Cranking the drone-levels to maximum is the choice MWWB have decided to take on Noeth Ac Anoeth and this is continued through the next passage, the desolate hum of Slave Moon. Cloaking everything in shadow, the dragging mesmeric slow burn of this trip down a very dark and deserted rabbit hole is possessed with eerie, haunted whispers courtesy of vocalist Jessica, who weaves her subtle voice through the Sunn O))) timeline of complex, drawn-out riffs. It’s a march to a slow and bloody war – you can imagine hordes of shambling zombies rising from the depths advancing onto the beach after you’ve foolishly thought that a remote island will save you. They can still find you. There’s an almost prog-rock tone to the mid section, as the sludge-guitars locate a bending, psychedelic squeal, before being obliterated by the industrial pound of the rumbling bass, which is mashing bones into a pulp with every punishing down-stroke.
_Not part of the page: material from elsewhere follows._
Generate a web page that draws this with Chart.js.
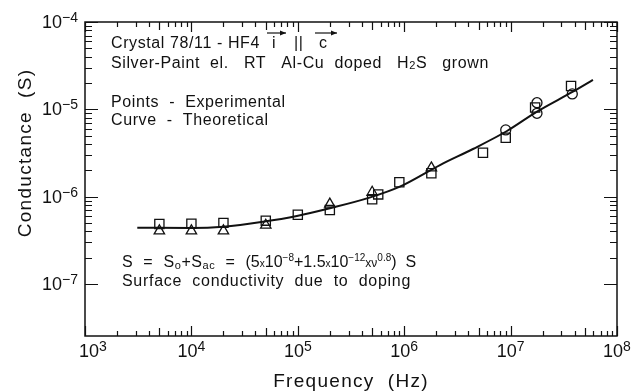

The real power though – the churning, revolving, consuming black hole, is in the form of the third stage, the bleak and apocalypse-laden thunder of Nackthexen. This is the trip up Mount Doom as the impending rush of colossal stoner-metal power takes hold. There’s something quite fluid about this – for the 30 minute running time, Nackthexen keeps you hooked. From the Sleep-worshipping rawness of the low-end guitars, to the pulverising stamp of the rhythm section, MWWB know the right time to change gear and slap on even more punishing noise. Jessica’s haunting voice resides in another realm, desperately trying to make contact as the storm of space-metal dementia becomes ever enclosing.
You’ll need a Camberwell carrot to get through this one -an amp-exploding, stoner-space-metal universe – experience and absorb.